Jak robiono cement rzymski?
Beton to wynalazek starożytnych Rzymian, którzy z jego zastosowaniem budowali drogi brukowane i skomplikowane konstrukcyjnie, ogromne budowle, których fragmenty możemy podziwiać po dziś dzień. Do swoich odkryć doszli całkowicie samodzielnie, bez zaawansowanych sprzętów, metodologii badawczej czy globalnej wymiany informacji. Cement rzymski jest uznawany po dziś dzień za jeden z najlepszych spoiw budowlanych, jakie udało się stworzyć ludzkości. Jak powstawał i jakimi właściwościami się cechował? Kilka wskazówek w dalszej części wpisu.

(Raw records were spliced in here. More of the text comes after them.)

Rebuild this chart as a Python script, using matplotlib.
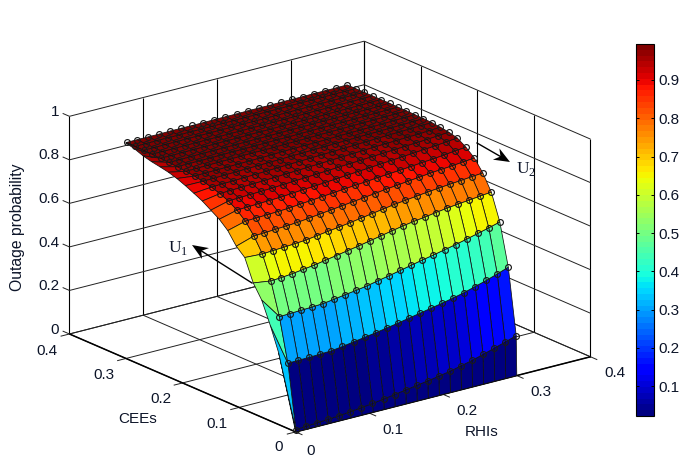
#Outage probability surface over RHIs and CEEs
import numpy as np
import matplotlib
matplotlib.use('Agg')
import matplotlib.pyplot as plt
from matplotlib.cm import ScalarMappable
from matplotlib.colors import Normalize
from matplotlib.lines import Line2D
from matplotlib.patches import Polygon

plt.rcParams['font.family'] = ['Liberation Sans', 'DejaVu Sans']

#Marker grid: 21 x 21 nodes
rhi = [0.001, 0.015, 0.03, 0.045, 0.06, 0.075, 0.09, 0.105, 0.12, 0.135, 0.15,
       0.165, 0.18, 0.195, 0.21, 0.225, 0.24, 0.255, 0.27, 0.285, 0.3]
cee = [0.001, 0.015, 0.03, 0.045, 0.06, 0.075, 0.09, 0.105, 0.12, 0.135, 0.15,
       0.165, 0.18, 0.195, 0.21, 0.225, 0.24, 0.255, 0.27, 0.285, 0.3]

#Outage probability, one row per CEE value, one column per RHI value
outage = [
    [.008,.012,.015,.018,.022,.027,.033,.039,.046,.054,.062,.070,.078,.087,.096,.108,.120,.135,.150,.166,.182],
    [.298,.299,.300,.302,.304,.311,.319,.327,.335,.344,.353,.363,.373,.383,.393,.404,.416,.431,.446,.463,.481],
    [.495,.497,.499,.501,.504,.511,.519,.526,.534,.545,.555,.566,.577,.588,.598,.609,.620,.632,.645,.658,.672],
    [.642,.645,.650,.657,.664,.673,.682,.691,.700,.710,.720,.730,.740,.748,.755,.763,.770,.776,.781,.787,.792],
    [.749,.752,.755,.758,.762,.769,.776,.783,.790,.798,.806,.814,.822,.828,.834,.840,.845,.850,.854,.859,.863],
    [.815,.817,.820,.823,.826,.832,.838,.844,.850,.856,.862,.868,.875,.880,.886,.891,.897,.901,.905,.910,.915],
    [.866,.868,.870,.872,.875,.880,.884,.889,.893,.898,.902,.906,.911,.915,.919,.923,.928,.932,.937,.943,.948],
    [.900,.902,.904,.906,.908,.912,.916,.919,.923,.927,.931,.935,.939,.943,.947,.951,.955,.959,.963,.968,.973],
    [.925,.927,.929,.931,.933,.936,.939,.942,.945,.948,.951,.954,.957,.960,.963,.966,.969,.972,.975,.979,.983],
    [.942,.944,.946,.948,.950,.952,.955,.957,.960,.962,.965,.967,.970,.972,.975,.977,.979,.981,.983,.986,.989],
    [.955,.957,.958,.960,.962,.964,.966,.968,.970,.972,.974,.976,.978,.980,.982,.984,.986,.988,.990,.992,.993],
    [.965,.966,.968,.969,.971,.972,.974,.975,.977,.978,.980,.981,.983,.984,.986,.987,.988,.990,.991,.993,.995],
    [.972,.973,.974,.975,.976,.977,.978,.979,.981,.982,.983,.984,.985,.987,.988,.989,.990,.991,.993,.994,.996],
    [.977,.978,.979,.980,.981,.982,.983,.983,.984,.985,.986,.987,.988,.989,.990,.991,.992,.993,.994,.995,.997],
    [.981,.982,.982,.983,.984,.985,.985,.986,.987,.988,.988,.989,.990,.991,.991,.992,.993,.994,.995,.996,.997],
    [.984,.984,.985,.986,.986,.987,.987,.988,.989,.989,.990,.991,.991,.992,.993,.993,.994,.995,.995,.996,.998],
    [.986,.986,.987,.987,.988,.988,.989,.989,.990,.991,.991,.992,.992,.993,.993,.994,.995,.995,.996,.997,.998],
    [.988,.988,.988,.989,.989,.990,.990,.991,.991,.992,.992,.993,.993,.994,.994,.995,.995,.996,.996,.997,.998],
    [.989,.989,.990,.990,.991,.991,.991,.992,.992,.993,.993,.993,.994,.994,.995,.995,.996,.996,.997,.997,.998],
    [.990,.990,.991,.991,.991,.992,.992,.992,.993,.993,.994,.994,.994,.995,.995,.996,.996,.996,.997,.997,.998],
    [.992,.992,.992,.992,.993,.993,.993,.993,.994,.994,.994,.995,.995,.995,.996,.996,.996,.997,.997,.997,.998],
]

#Lower rim of the surface at RHI = 0: its CEE position and value for each row
rim_cee = [0.03, 0.045, 0.06, 0.075, 0.09, 0.105, 0.12, 0.135, 0.15, 0.165, 0.18,
           0.195, 0.21, 0.225, 0.24, 0.255, 0.27, 0.285, 0.3, 0.3, 0.3]
rim = [.329,.440,.538,.600,.700,.735,.790,.825,.850,.875,.894,.912,.928,.940,.948,.955,.965,.980,.990,.990,.990]
rim_base_level = 0.15

xticks = [0, 0.1, 0.2, 0.3, 0.4]
yticks = [0, 0.1, 0.2, 0.3, 0.4]
zticks = [0, 0.2, 0.4, 0.6, 0.8, 1]
xticklabels = ['0', '0.1', '0.2', '0.3', '0.4']
yticklabels = ['0', '0.1', '0.2', '0.3', '0.4']
zticklabels = ['0', '0.2', '0.4', '0.6', '0.8', '1']
cbar_ticks = [0.1, 0.2, 0.3, 0.4, 0.5, 0.6, 0.7, 0.8, 0.9]

W, H = 687, 465
TXT = '#0c1428'
fig = plt.figure(figsize=(W / 100, H / 100), dpi=100)

def at(px, py):
    return px / W, 1 - py / H

#Square 3D axes placed so the box lands where it does in the picture
ax = fig.add_axes([-29.5 / W, -131 / H, 700 / W, 700 / H], projection='3d',
                  proj_type='ortho', computed_zorder=False)
ax.set_box_aspect((1, 1, 0.621), zoom=0.796)
ax.view_init(elev=19.4, azim=-127.5)
ax.set_xlim(0, 0.4, view_margin=0)
ax.set_ylim(0, 0.4, view_margin=0)
ax.set_zlim(0, 1, view_margin=0)
ax.set_xticks([])
ax.set_yticks([])
ax.set_zticks([])
ax.set_axis_off()

#Box and grid
def line(xs, ys, zs, lw=0.7, color='#222222'):
    ax.plot(xs, ys, zs, color=color, lw=lw, zorder=1, solid_capstyle='butt')

for t in xticks:
    line([t, t], [-0.012, 0.4], [0, 0])
    line([t, t], [0.4, 0.4], [0, 1], color='black', lw=0.8)
for t in yticks:
    line([-0.012, 0.4], [t, t], [0, 0])
    line([0.4, 0.4], [t, t], [0, 1], color='black', lw=0.8)
for t in zticks:
    line([0, 0.4], [0.4, 0.4], [t, t])
    line([0.4, 0.4], [0, 0.4], [t, t])
    line([0, 0], [0.4, 0.412], [t, t])
line([0, 0.4], [0, 0], [0, 0], lw=1.1, color='black')
line([0, 0], [0, 0.4], [0, 0], lw=1.1, color='black')

#Surface with the extra rim column and row
zdata = np.array(outage)
xs = np.array([0.0] + rhi)
ys = np.array([0.0] + cee)
zs = np.zeros((len(ys), len(xs)))
zs[1:, 1:] = zdata
zs[1:, 0] = rim
X, Y = np.meshgrid(xs, ys)
Y[1:, 0] = rim_cee

cmap = plt.get_cmap('jet', 64)
norm = Normalize(0.022, 0.994)
faces = cmap(norm(zs))
faces[0, 0] = cmap(norm(rim_base_level))
ax.plot_surface(X, Y, zs, rstride=1, cstride=1, facecolors=faces, shade=False,
                edgecolor='#111111', linewidth=0.55, antialiased=True, zorder=2)

#Simulation points
Xm, Ym = np.meshgrid(rhi, cee)
ax.plot(Xm.ravel(), Ym.ravel(), zdata.ravel(), ls='none', marker='o', ms=4.2, mfc='none',
        mec='#1a1a1a', mew=0.85, zorder=3)

#Tick labels
for t, s in zip(xticks, xticklabels):
    ax.text(t + 0.0095 if t else t - 0.003, -0.03, -0.05, s, fontsize=11, color=TXT, ha='center', va='center')
for t, s in zip(yticks, yticklabels):
    ax.text(-0.03 if t else -0.023, t, -0.05, s, fontsize=11, color=TXT, ha='center', va='center')
for t, s in zip(zticks, zticklabels):
    ax.text(0, 0.418, t, s, fontsize=11, color=TXT, ha='right', va='center')

#Axis labels
fig.text(*at(482, 432), 'RHIs', fontsize=11, color=TXT, ha='center', va='center')
fig.text(*at(138, 419), 'CEEs', fontsize=11, color=TXT, ha='center', va='center')
fig.text(*at(18, 227), 'Outage probability', fontsize=11.3, color=TXT, rotation=90, ha='center', va='center')

#Direction arrows with a notched head
def arrow(tail, tip):
    tail = np.array(tail, float)
    tip = np.array(tip, float)
    u = (tip - tail) / np.linalg.norm(tip - tail)
    n = np.array([-u[1], u[0]])
    head = [tip, tip - 16 * u + 6.5 * n, tip - 11 * u, tip - 16 * u - 6.5 * n]
    fig.add_artist(Line2D(*zip(*[at(*tail), at(*(tip - 11 * u))]), color='black', lw=1.0))
    fig.add_artist(Polygon([at(*p) for p in head], closed=True, fc='black', ec='none',
                           transform=fig.transFigure))

arrow((252, 283), (192, 245))
arrow((477, 143), (510, 162))
fig.text(*at(178, 248), r'U$_{\mathregular{1}}$', fontsize=12.5, family='Liberation Serif', color=TXT, ha='center', va='center')
fig.text(*at(526, 169), r'U$_{\mathregular{2}}$', fontsize=12.5, family='Liberation Serif', color=TXT, ha='center', va='center')

#Colorbar
cax = fig.add_axes([636 / W, 1 - 416 / H, 18 / W, 372 / H])
cb = fig.colorbar(ScalarMappable(norm=norm, cmap=cmap), cax=cax)
cb.set_ticks(cbar_ticks)
cb.set_ticklabels(['%.1f' % t for t in cbar_ticks])
cb.outline.set_linewidth(0.8)
cax.tick_params(direction='in', left=True, right=True, length=2.5, width=0.7, labelsize=11, labelcolor=TXT, pad=3)

fig.savefig('out.png', dpi=100)
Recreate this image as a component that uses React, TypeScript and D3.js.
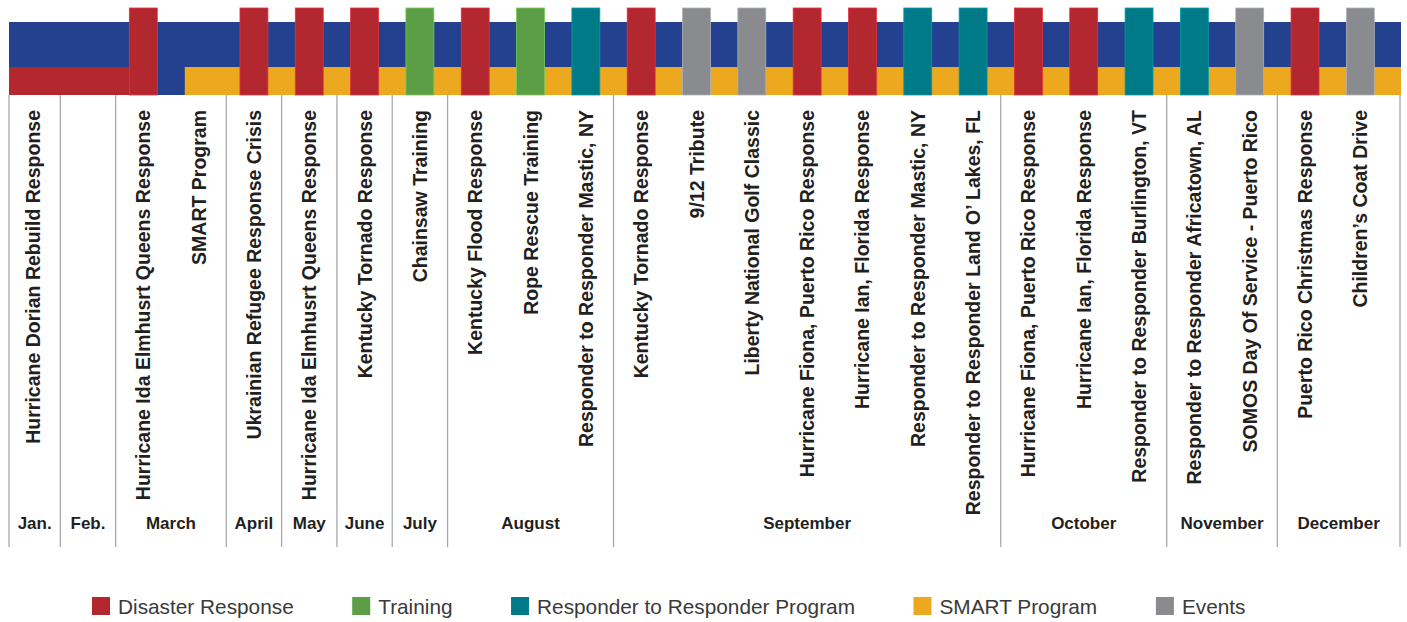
import React from 'react';
import * as d3 from 'd3';

// categories + colours (legend order)
const categories = ['Disaster Response', 'Training', 'Responder to Responder Program', 'SMART Program', 'Events'];
const categoryColors = ['#b3272f', '#5c9e45', '#007a87', '#eca91f', '#898b8e'];

// one slot per event, in order across the year ("" = empty slot)
const eventNames = [
  'Hurricane Dorian Rebuild Response',
  '',
  'Hurricane Ida Elmhusrt Queens Response',
  'SMART Program',
  'Ukrainian Refugee Response Crisis',
  'Hurricane Ida Elmhusrt Queens Response',
  'Kentucky Tornado Response',
  'Chainsaw Training',
  'Kentucky Flood Response',
  'Rope Rescue Training',
  'Responder to Responder Mastic, NY',
  'Kentucky Tornado Response',
  '9/12 Tribute',
  'Liberty National Golf Classic',
  'Hurricane Fiona, Puerto Rico Response',
  'Hurricane Ian, Florida Response',
  'Responder to Responder Mastic, NY',
  'Responder to Responder Land O\u2019 Lakes, FL',
  'Hurricane Fiona, Puerto Rico Response',
  'Hurricane Ian, Florida Response',
  'Responder to Responder Burlington, VT',
  'Responder to Responder Africatown, AL',
  'SOMOS Day Of Service - Puerto Rico',
  'Puerto Rico Christmas Response',
  'Children\u2019s Coat Drive',
];

const eventMonths = [
  'Jan.', 'Feb.', 'March', 'March', 'April', 'May', 'June', 'July',
  'August', 'August', 'August',
  'September', 'September', 'September', 'September', 'September', 'September', 'September',
  'October', 'October', 'October',
  'November', 'November',
  'December', 'December',
];

// bar category for each slot (null = no bar)
const eventTypes: (string | null)[] = [
  null, null, 'Disaster Response', null, 'Disaster Response', 'Disaster Response', 'Disaster Response',
  'Training', 'Disaster Response', 'Training', 'Responder to Responder Program',
  'Disaster Response', 'Events', 'Events', 'Disaster Response', 'Disaster Response',
  'Responder to Responder Program', 'Responder to Responder Program',
  'Disaster Response', 'Disaster Response', 'Responder to Responder Program',
  'Responder to Responder Program', 'Events',
  'Disaster Response', 'Events',
];

// ongoing programs drawn as the lower strip, in slot units
const ongoingCategory = ['Disaster Response', 'SMART Program'];
const ongoingStart = [0, 3.25];
const ongoingEnd = [2.5, 25];

const W = 1407;
const H = 622;
const FONT = "'Liberation Sans', Arial, Helvetica, sans-serif";

const colorOf = d3.scaleOrdinal<string, string>().domain(categories).range(categoryColors);

function textWidth(s: string, font: string) {
  const c = document.createElement('canvas').getContext('2d');
  if (!c) return s.length * 10;
  c.font = font;
  return c.measureText(s).width;
}

export default function App() {
  const left = 9;
  const right = 1401;
  const n = eventNames.length;

  const x = d3.scaleBand<number>().domain(d3.range(n)).range([5, 1388]);
  const slot = d3.scaleLinear().domain([0, n]).range(x.range());
  const barW = x.bandwidth() * 0.505;

  const barTop = 8;
  const bandTop = 22;
  const bandMid = 67;
  const bandBottom = 95;
  const lineBottom = 547;

  // month boundaries
  const bounds: number[] = [0];
  eventMonths.forEach((m, i) => {
    if (i > 0 && m !== eventMonths[i - 1]) bounds.push(i);
  });
  bounds.push(n);
  const boundX = (i: number) => (i === n ? right - 1 : i === 0 ? left : slot(i));
  const months = bounds.slice(0, -1).map((b, k) => ({
    name: eventMonths[b],
    x0: boundX(b),
    x1: boundX(bounds[k + 1]),
  }));

  // legend layout
  const legendFont = `20.8px ${FONT}`;
  let lx = 92;
  const legend = categories.map((c, i) => {
    const item = { name: c, color: categoryColors[i], x: lx };
    lx += 26 + textWidth(c, legendFont) + 58.5;
    return item;
  });

  return (
    <svg width={W} height={H} style={{ position: 'absolute', left: 0, top: 0, background: '#fff' }}>
      <style>{'body{margin:0;overflow:hidden}'}</style>

      {/* base band */}
      <rect x={left} y={bandTop} width={right - left} height={bandBottom - bandTop} fill="#23418f" />

      {/* ongoing program strips */}
      {ongoingCategory.map((c, i) => {
        const x0 = Math.max(left, slot(ongoingStart[i]));
        const x1 = ongoingEnd[i] >= n ? right : slot(ongoingEnd[i]);
        return <rect key={'o' + i} x={x0} y={bandMid} width={x1 - x0} height={bandBottom - bandMid} fill={colorOf(c)} />;
      })}

      {/* month dividers */}
      {bounds.map((b, i) => (
        <line key={'d' + i} x1={boundX(b)} x2={boundX(b)} y1={bandBottom} y2={lineBottom} stroke="#a8a9ab" strokeWidth={1.3} />
      ))}

      {/* event bars */}
      {eventTypes.map((t, i) =>
        t ? (
          <rect
            key={'b' + i}
            x={(x(i) as number) + (x.bandwidth() - barW) / 2}
            y={barTop}
            width={barW}
            height={bandBottom - barTop}
            fill={colorOf(t)}
            stroke={d3.color(colorOf(t))!.brighter(0.7).formatHex()}
            strokeWidth={0.8}
          />
        ) : null
      )}

      {/* event labels */}
      {eventNames.map((name, i) => {
        if (!name) return null;
        const cx = (x(i) as number) + x.bandwidth() / 2;
        return (
          <text
            key={'t' + i}
            transform={`translate(${cx},110) rotate(-90)`}
            textAnchor="end"
            dy="0.36em"
            fontFamily={FONT}
            fontWeight="bold"
            fontSize={19.5}
            fill="#231f20"
          >
            {name}
          </text>
        );
      })}

      {/* month labels */}
      {months.map((m, i) => (
        <text
          key={'m' + i}
          x={(m.x0 + m.x1) / 2}
          y={529}
          textAnchor="middle"
          fontFamily={FONT}
          fontWeight="bold"
          fontSize={17}
          fill="#231f20"
        >
          {m.name}
        </text>
      ))}

      {/* legend */}
      {legend.map((l) => (
        <g key={l.name} transform={`translate(${l.x},597)`}>
          <rect width={18} height={18} fill={l.color} />
          <text x={26} y={17} fontFamily={FONT} fontSize={20.8} fill="#3a3a3a">
            {l.name}
          </text>
        </g>
      ))}
    </svg>
  );
}
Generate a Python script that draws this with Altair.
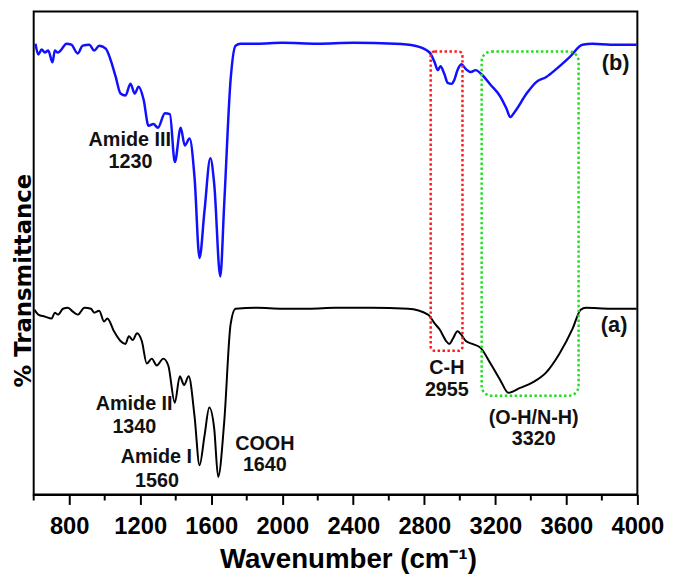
import altair as alt
import pandas as pd

# ---- Spectrum (b): blue, upper trace (wavenumber, arbitrary transmittance) ----
wn_b = [610, 626, 645, 663, 682, 706, 719, 736, 756, 784, 812, 848, 876, 913, 941, 969,
        1006, 1034, 1062, 1089, 1117, 1145, 1169, 1191, 1219, 1247, 1274, 1300, 1339, 1367,
        1395, 1428, 1451, 1478, 1506, 1534, 1562, 1595, 1617, 1651, 1673, 1709, 1737, 1765,
        1858, 2000, 2200, 2400, 2636, 2747, 2830, 2858, 2876, 2891, 2913, 2932, 2954, 2969,
        2987, 3009, 3034, 3062, 3089, 3126, 3173, 3228, 3262, 3284, 3312, 3376, 3432, 3487,
        3543, 3617, 3691, 3747, 3850, 3997]
t_b = [461, 450, 455, 452, 454, 442, 454, 452, 455, 461, 460, 451, 459, 460, 454, 459,
       456, 444, 427, 410, 408, 420, 410, 417, 404, 377, 379, 375, 390, 389,
       340, 375, 357, 364, 324, 242, 290, 344, 317, 223, 297, 424, 459, 461,
       461, 462, 461, 462, 461, 459, 452, 442, 434, 438, 430, 421, 420, 424,
       434, 440, 435, 432, 434, 429, 419, 407, 395, 386, 392, 410, 422, 427,
       435, 447, 460, 461, 460, 460]

# ---- Spectrum (a): black, lower trace ----
wn_a = [605, 626, 663, 701, 719, 737, 765, 793, 821, 848, 886, 923, 941, 969, 996, 1015,
        1052, 1089, 1117, 1136, 1158, 1182, 1209, 1237, 1265, 1293, 1330, 1358, 1395, 1423,
        1447, 1473, 1506, 1534, 1562, 1589, 1617, 1639, 1673, 1709, 1737, 1858, 2000, 2150,
        2300, 2500, 2709, 2821, 2858, 2886, 2923, 2941, 2960, 2987, 3006, 3034, 3071, 3117,
        3173, 3228, 3274, 3339, 3413, 3487, 3561, 3636, 3681, 3709, 3850, 3996]
t_a = [189, 184, 182, 180, 186, 184, 190, 191, 187, 184, 191, 190, 186, 188, 177, 180,
       167, 157, 154, 162, 158, 165, 157, 134, 139, 132, 139, 132, 94, 121,
       112, 121, 80, 30, 60, 89, 67, 18, 74, 174, 190, 191, 190, 190,
       191, 191, 190, 184, 175, 169, 157, 154, 159, 167, 164, 157, 154, 150,
       134, 117, 104, 109, 115, 125, 144, 170, 189, 191, 190, 190]

# ---- axis ticks ----
major_ticks = [800, 1200, 1600, 2000, 2400, 2800, 3200, 3600, 4000]
minor_ticks = [600, 1000, 1400, 1800, 2200, 2600, 3000, 3400, 3800]

# ---- peak annotations ----
ann_text = ["Amide III", "1230", "Amide II", "1340", "Amide I", "1560", "COOH", "1640",
            "C-H", "2955", "(O-H/N-H)", "3320"]
ann_x = [1141, 1145, 1166, 1167, 1291, 1294, 1902, 1902, 2927, 2927, 3416, 3416]
ann_y = [362, 340, 93, 69, 38, 14, 52, 30, 129, 107, 78, 57]

trace_text = ["(a)", "(b)"]
trace_x = [3869, 3877]
trace_y = [173, 441]

# ---- dotted highlight boxes ----
box_name = ["C-H", "OH/NH"]
box_x1 = [2836, 3123]
box_x2 = [3015, 3669]
box_y1 = [147, 101]
box_y2 = [453, 453]

W, H = 611, 489
xs = alt.Scale(domain=[600, 4000], nice=False, zero=False)
ys = alt.Scale(domain=[0, 494], nice=False, zero=False)

df_a = pd.DataFrame({"wn": wn_a, "t": t_a})
df_b = pd.DataFrame({"wn": wn_b, "t": t_b})
df_ann = pd.DataFrame({"text": ann_text, "wn": ann_x, "t": ann_y})
df_tr = pd.DataFrame({"text": trace_text, "wn": trace_x, "t": trace_y})
df_box = pd.DataFrame({"name": box_name, "wn": box_x1, "wn2": box_x2, "t": box_y1, "t2": box_y2})
df_minor = pd.DataFrame({"wn": minor_ticks})

x_axis = alt.Axis(
    values=major_ticks, format="d", title="Wavenumber (cm⁻¹)", grid=False,
    tickSize=10, tickWidth=2, tickColor="black", domainWidth=2, domainColor="black",
    labelFont="Liberation Sans", labelFontWeight="bold", labelFontSize=24,
    labelColor="black", labelPadding=10, labelFlush=False,
    titleFont="Liberation Sans", titleFontWeight="bold", titleFontSize=28,
    titleColor="black", titleX=318, titleY=74, titleBaseline="alphabetic",
    titleAlign="center",
)
y_axis = alt.Axis(
    title="% Transmittance", labels=False, ticks=False, domain=False, grid=False,
    minExtent=0, titleFont="DejaVu Sans", titleFontWeight="bold", titleFontSize=23,
    titleColor="black", titleX=-3, titleY=272, titleAngle=270,
    titleBaseline="alphabetic", titleAlign="center",
)

X = alt.X("wn:Q", scale=xs, axis=x_axis)
Y = alt.Y("t:Q", scale=ys, axis=y_axis)

line_a = alt.Chart(df_a).mark_line(color="black", strokeWidth=2, interpolate="monotone").encode(x=X, y=Y)
line_b = alt.Chart(df_b).mark_line(color="#1010ff", strokeWidth=2.5, interpolate="monotone").encode(x=X, y=Y)


def box(name, color, radius):
    return alt.Chart(df_box).transform_filter(alt.datum.name == name).mark_rect(
        fillOpacity=0, stroke=color, strokeWidth=2.5, strokeDash=[2.5, 2.5],
        cornerRadius=radius,
    ).encode(x=X, x2="wn2:Q", y=Y, y2="t2:Q")


box_red = box("C-H", "#ff1a1a", 4)
box_green = box("OH/NH", "#22dd22", 10)

ann = alt.Chart(df_ann).mark_text(
    font="Liberation Sans", fontWeight="bold", fontSize=20, color="#111111",
    align="center", baseline="middle",
).encode(x=X, y=Y, text="text:N")
tr = alt.Chart(df_tr).mark_text(
    font="Liberation Sans", fontWeight="bold", fontSize=22, color="#111111",
    align="center", baseline="middle",
).encode(x=X, y=Y, text="text:N")

minor = alt.Chart(df_minor).mark_rule(color="black", strokeWidth=2, clip=False).encode(
    x=X, y=alt.value(H), y2=alt.value(H + 6)
)

chart = alt.layer(line_a, line_b, box_red, box_green, ann, tr, minor).properties(
    width=W, height=H,
    autosize=alt.AutoSizeParams(type="none"),
    padding={"left": 26, "top": 0, "right": 30, "bottom": 84},
    background="white",
).configure_view(stroke="black", strokeWidth=2)

chart.save("out.html", embed_options={"renderer": "svg", "actions": False})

Czym jest starożytny cement rzymski?
O tym, czym właściwie jest cement rzymski, dowiedzieliśmy się z badań naukowców amerykańskich, którzy prowadzili swoje analizy w Zatoce Pozzuoli na północno-zachodnim rogu Zatoki Neapolitańskiej. Tam też znaleziono zatopiony w Morzu Śródziemnym falochron sprzed ok. 2000 lat. Do jego przygotowania wykorzystywano w różnych proporcjach wapno, piasek, pucolany i rozmaite kruszywa (np. żwir, drobne kamienie, tłuczona cegła, odłamki ceramiczne itd.). Okazuje się jednak, że Rzymianie używali znacznie mniejsze ilości wapnia niż współcześnie. Analiza próbek uzyskanych przez badaczy wskazuje, że cement rzymski mógł być pod wieloma względami lepszy niż wiele obecnie dostępnych spoiw, a jego produkcja w znacznie mniejszym stopniu obciążała środowisko naturalne. W starożytności konstrukcje budowlane były projektowane i tworzone tak, aby wytrzymać przez stulecia, a nawet przez całe wieki. Najlepszym tego przykładem są rzymskie zabudowy portowe, które przez 2000 lat wytrzymywały napór wody i erozji. Okazuje się więc, że beton to jeden z najtrwalszych materiałów o ponadczasowym zastosowaniu.
W czym tkwił sekret trwałości cementu rzymskiego? Zdaniem naukowców wynika on z zastosowania mieszanki pyłu wulkanicznego, skał wulkanicznych i wapna. W przypadku podwodnych konstrukcji zaprawę wykonywano, mieszając wapno i popiół wulkaniczny, dodając przy tym odłamki skał, a następnie aplikowano całość do drewnianych szalunków. Pod wpływem kontaktu z wodą morską dochodziło do reakcji chemicznych, które łączyły poszczególne składniki.